Background
It can be considered that the Padri War actually began in 1803, prior to Dutch intervention, and was a conflict that had broken out in Minangkabau country when the Padris started to suppress what they saw as unislamic customs i. e. the adat. But after occupation of the Pagaruyung kingdom by Tuanku Pasaman, one of Padri leaders in 1815, on February 21, 1821, the Minangkabau nobility made a deal with Dutch in Padang to help them to fight the Padris.
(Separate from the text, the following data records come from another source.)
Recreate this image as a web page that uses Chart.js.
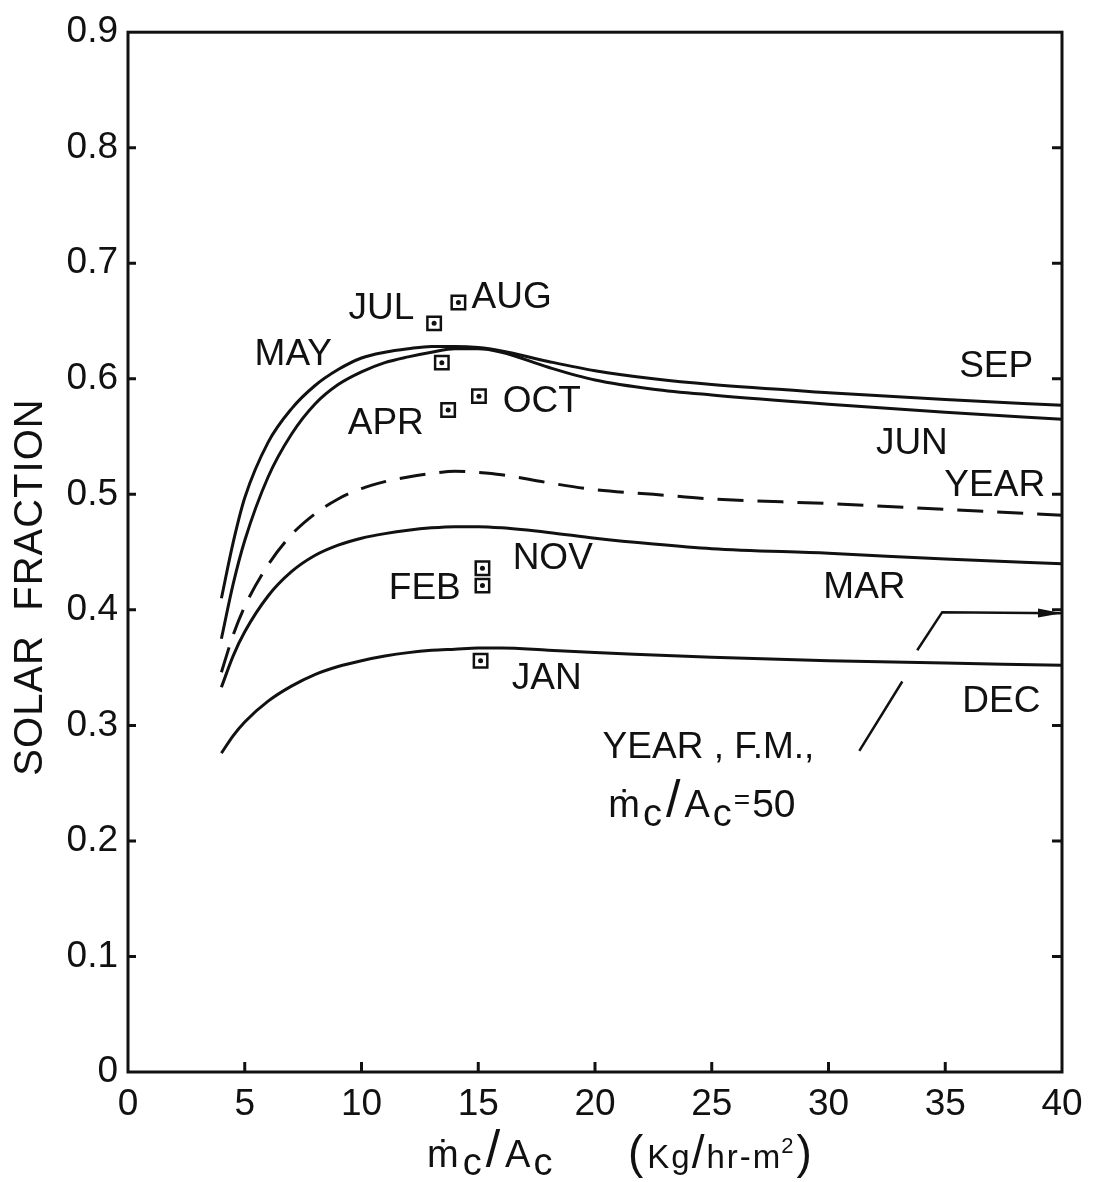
<!DOCTYPE html>
<html>
<head>
<meta charset="utf-8">
<script src="https://cdn.jsdelivr.net/npm/chart.js@4.4.1/dist/chart.umd.min.js"></script>
<style>
  html, body { margin: 0; padding: 0; background: #fff; }
  #wrap { width: 1097px; height: 1182px; }
</style>
</head>
<body>
<div id="wrap"><canvas id="solarChart" width="1097" height="1182"></canvas></div>
<script>
// collector flow rate per unit area (kg/hr-m2) where the curves were read
const flowRate = [4, 4.5, 5, 6, 7, 8, 9, 10, 11, 12, 13, 14, 15, 16, 18, 20, 22.5, 25, 30, 35, 40];

// solar fraction curves
const upperCurve = [0.410, 0.458, 0.497, 0.545, 0.574, 0.594, 0.608, 0.618, 0.623, 0.626, 0.628, 0.628, 0.627, 0.624, 0.615, 0.607, 0.600, 0.595, 0.588, 0.582, 0.577];
const lowerCurve = [0.375, 0.422, 0.460, 0.515, 0.552, 0.578, 0.595, 0.606, 0.614, 0.619, 0.623, 0.626, 0.626, 0.623, 0.610, 0.599, 0.591, 0.586, 0.578, 0.571, 0.565];
const yearCurve  = [0.346, 0.378, 0.403, 0.439, 0.465, 0.483, 0.496, 0.505, 0.511, 0.515, 0.518, 0.520, 0.519, 0.517, 0.510, 0.504, 0.500, 0.496, 0.492, 0.487, 0.482];
const marCurve   = [0.333, 0.360, 0.381, 0.412, 0.433, 0.447, 0.456, 0.462, 0.466, 0.469, 0.471, 0.472, 0.472, 0.471, 0.467, 0.462, 0.457, 0.453, 0.449, 0.444, 0.440];
const janCurve   = [0.276, 0.291, 0.303, 0.321, 0.334, 0.344, 0.351, 0.356, 0.360, 0.363, 0.365, 0.366, 0.367, 0.367, 0.365, 0.363, 0.361, 0.359, 0.356, 0.354, 0.352];

// measured months (open squares)
const markerX = [13.11, 14.15, 13.44, 13.71, 15.03, 15.18, 15.18, 15.10];
const markerY = [0.648, 0.666, 0.614, 0.573, 0.585, 0.436, 0.421, 0.356];

// leader line to YEAR, F.M. value at the right axis (null = break)
const leaderX = [31.32, 33.16, 33.48, 33.80, 34.87, 40];
const leaderY = [0.278, 0.338, null, 0.365, 0.398, 0.397];

// ticks
const xTicks = [0, 5, 10, 15, 20, 25, 30, 35, 40];
const yTicks = [0, 0.1, 0.2, 0.3, 0.4, 0.5, 0.6, 0.7, 0.8, 0.9];

// in-plot text (data coordinates)
const plotLabels = [
  { text: 'JUL', x: 10.85, y: 0.661 },
  { text: 'AUG', x: 16.43, y: 0.670 },
  { text: 'MAY', x: 7.08, y: 0.621 },
  { text: 'SEP', x: 37.18, y: 0.610 },
  { text: 'APR', x: 11.04, y: 0.561 },
  { text: 'OCT', x: 17.72, y: 0.580 },
  { text: 'JUN', x: 33.57, y: 0.544 },
  { text: 'YEAR', x: 37.12, y: 0.507 },
  { text: 'NOV', x: 18.19, y: 0.444 },
  { text: 'FEB', x: 12.71, y: 0.418 },
  { text: 'MAR', x: 31.54, y: 0.419 },
  { text: 'JAN', x: 17.93, y: 0.340 },
  { text: 'DEC', x: 37.40, y: 0.320 },
  { text: 'YEAR , F.M.,', x: 24.86, y: 0.281 }
];

const ink = '#111';
const FONT = '"Liberation Sans", "DejaVu Sans", sans-serif';

function curve(label, ys, dash) {
  return {
    label: label,
    data: flowRate.map((x, i) => ({ x: x, y: ys[i] })),
    borderColor: ink,
    borderWidth: 3,
    borderDash: dash || [],
    pointRadius: 0,
    fill: false,
    cubicInterpolationMode: 'monotone'
  };
}

// draws a run of text pieces (for the subscripts)
function drawRich(ctx, parts, x, baseline, align) {
  let total = 0;
  parts.forEach(p => {
    ctx.font = p.size + 'px ' + FONT;
    p.w = ctx.measureText(p.t).width + (p.gap || 0);
    total += p.w;
  });
  let cx = align === 'center' ? x - total / 2 : x;
  ctx.textAlign = 'left';
  ctx.textBaseline = 'alphabetic';
  parts.forEach(p => {
    ctx.font = p.size + 'px ' + FONT;
    ctx.fillText(p.t, cx, baseline + (p.dy || 0));
    cx += p.w;
  });
}

const framePlugin = {
  id: 'frame',
  beforeDraw(chart) {
    const ctx = chart.ctx;
    ctx.save();
    ctx.fillStyle = '#fff';
    ctx.fillRect(0, 0, chart.width, chart.height);
    ctx.restore();
  },
  afterDatasetsDraw(chart) {
    const ctx = chart.ctx;
    const a = chart.chartArea;
    const xs = chart.scales.x, ys = chart.scales.y;
    ctx.save();
    ctx.strokeStyle = ink;
    ctx.lineWidth = 3;
    ctx.strokeRect(a.left, a.top, a.right - a.left, a.bottom - a.top);

    // inward tick marks
    ctx.beginPath();
    yTicks.slice(1, -1).forEach(v => {
      const py = ys.getPixelForValue(v);
      ctx.moveTo(a.left, py); ctx.lineTo(a.left + 8, py);
      ctx.moveTo(a.right, py); ctx.lineTo(a.right - 10, py);
    });
    xTicks.slice(1, -1).forEach(v => {
      const px = xs.getPixelForValue(v);
      ctx.moveTo(px, a.bottom); ctx.lineTo(px, a.bottom - 10);
    });
    ctx.stroke();

    // arrow head at end of leader line
    const meta = chart.getDatasetMeta(chart.data.datasets.findIndex(d => d.label === 'leader'));
    const pts = meta.data;
    const end = pts[pts.length - 1], prev = pts[pts.length - 2];
    const ang = Math.atan2(end.y - prev.y, end.x - prev.x);
    ctx.fillStyle = ink;
    ctx.translate(end.x, end.y);
    ctx.rotate(ang);
    ctx.beginPath();
    ctx.moveTo(0, 0);
    ctx.lineTo(-24, -4.5);
    ctx.lineTo(-24, 4.5);
    ctx.closePath();
    ctx.fill();
    ctx.restore();

    // labels
    ctx.save();
    ctx.fillStyle = ink;
    ctx.font = '37px ' + FONT;
    ctx.textAlign = 'center';
    ctx.textBaseline = 'middle';
    plotLabels.forEach(l => {
      ctx.fillText(l.text, xs.getPixelForValue(l.x), ys.getPixelForValue(l.y));
    });
    // m_c/A_c = 50
    drawRich(ctx, [
      { t: '\u1E41', size: 38, gap: 3 },
      { t: 'c', size: 38, dy: 9, gap: 4 },
      { t: '/', size: 52, gap: 4 },
      { t: 'A', size: 38, gap: 3 },
      { t: 'c', size: 38, dy: 9, gap: 2 },
      { t: '=', size: 28, dy: -8, gap: 2 },
      { t: '50', size: 39 }
    ], xs.getPixelForValue(24.58), ys.getPixelForValue(0.221), 'center');
    ctx.restore();
  },
  afterDraw(chart) {
    const ctx = chart.ctx;
    ctx.save();
    ctx.fillStyle = ink;
    // x axis title
    drawRich(ctx, [
      { t: '\u1E41', size: 38, gap: 4 },
      { t: 'c', size: 38, dy: 8, gap: 4 },
      { t: '/', size: 52, gap: 5 },
      { t: 'A', size: 38, gap: 3 },
      { t: 'c', size: 38, dy: 8 }
    ], 427, 1167, 'left');
    drawRich(ctx, [
      { t: '(', size: 46, gap: 4 },
      { t: 'K', size: 33, gap: 2 },
      { t: 'g', size: 33, gap: 2 },
      { t: '/', size: 46, gap: 2 },
      { t: 'h', size: 33, gap: 2 },
      { t: 'r', size: 33, gap: 2 },
      { t: '-', size: 33, gap: 2 },
      { t: 'm', size: 33, gap: 1 },
      { t: '2', size: 22, dy: -15, gap: 3 },
      { t: ')', size: 46 }
    ], 628, 1168, 'left');

    // y axis title
    ctx.translate(31, 587);
    ctx.rotate(-Math.PI / 2);
    ctx.font = '40px ' + FONT;
    ctx.letterSpacing = '1px';
    ctx.textAlign = 'center';
    ctx.textBaseline = 'middle';
    ctx.fillText('SOLAR  FRACTION', 0, 0);
    ctx.restore();
  }
};

new Chart(document.getElementById('solarChart'), {
  type: 'line',
  data: {
    datasets: [
      curve('upper', upperCurve),
      curve('lower', lowerCurve),
      curve('year', yearCurve, [26, 14]),
      curve('mar', marCurve),
      curve('jan', janCurve),
      {
        label: 'leader',
        data: leaderX.map((x, i) => ({ x: x, y: leaderY[i] })),
        borderColor: ink,
        borderWidth: 2.5,
        pointRadius: 0,
        spanGaps: false,
        tension: 0
      },
      {
        label: 'months',
        order: 1,
        data: markerX.map((x, i) => ({ x: x, y: markerY[i] })),
        showLine: false,
        pointStyle: 'rect',
        pointRadius: 9.5,
        pointBorderWidth: 2.5,
        pointBorderColor: ink,
        pointBackgroundColor: '#fff'
      },
      {
        label: 'monthDots',
        order: -1,
        data: markerX.map((x, i) => ({ x: x, y: markerY[i] })),
        showLine: false,
        pointStyle: 'circle',
        pointRadius: 2.5,
        pointBorderWidth: 0,
        pointBackgroundColor: ink
      }
    ]
  },
  options: {
    responsive: false,
    animation: false,
    layout: { padding: { top: 27, right: 35, left: 0, bottom: 0 } },
    plugins: { legend: { display: false }, tooltip: { enabled: false } },
    scales: {
      x: {
        type: 'linear',
        min: 0,
        max: 40,
        afterBuildTicks: s => { s.ticks = xTicks.map(v => ({ value: v })); },
        ticks: { color: ink, font: { family: FONT, size: 37 }, padding: 11, autoSkip: false, maxRotation: 0 },
        grid: { display: false, drawTicks: false },
        border: { display: false },
        afterFit: s => { s.height = 110; }
      },
      y: {
        min: 0,
        max: 0.9,
        afterBuildTicks: s => { s.ticks = yTicks.map(v => ({ value: v })); },
        ticks: {
          color: ink,
          font: { family: FONT, size: 37 },
          padding: 10,
          autoSkip: false,
          callback: v => v === 0 ? '0' : v.toFixed(1)
        },
        grid: { display: false, drawTicks: false },
        border: { display: false },
        afterFit: s => { s.width = 128; }
      }
    }
  },
  plugins: [framePlugin]
});
</script>
</body>
</html>
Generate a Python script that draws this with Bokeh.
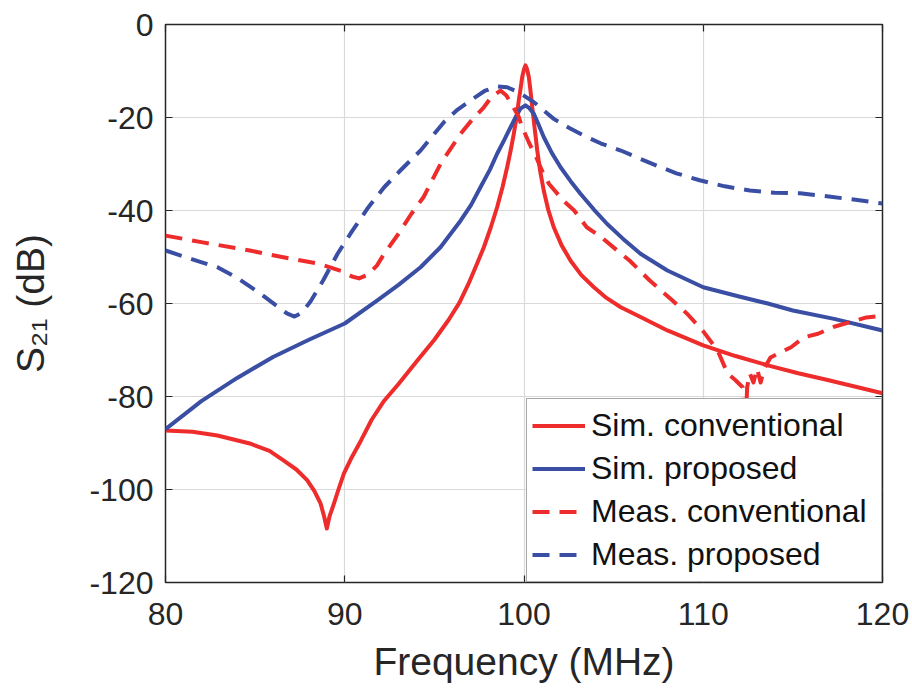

Adat, as customary law is called in Indonesia, includes indigenous, pre-Islamic religious practices and social traditions in local custom. The Padris, like contemporaneous jihadists in the Sokoto Caliphate of West Africa, were Islamist reformers who had made the hajj to Mecca and returned inspired to bring the Qur'an and shariah to a position of greater influence in Sumatra. The Padri movement had formed during the early nineteenth century and sought to purify the culture of traditions and beliefs its partisans viewed as un-Islamic, including syncretic folk beliefs, cockfighting and Minangkabau matrilineal traditions.
In the 1820s, the Dutch had yet to consolidate their possessions in some parts of the Dutch East Indies (later Indonesia) after re-acquiring it from the British. This was especially true on the island of Sumatra, where some areas would not come under Dutch rule until the 20th century.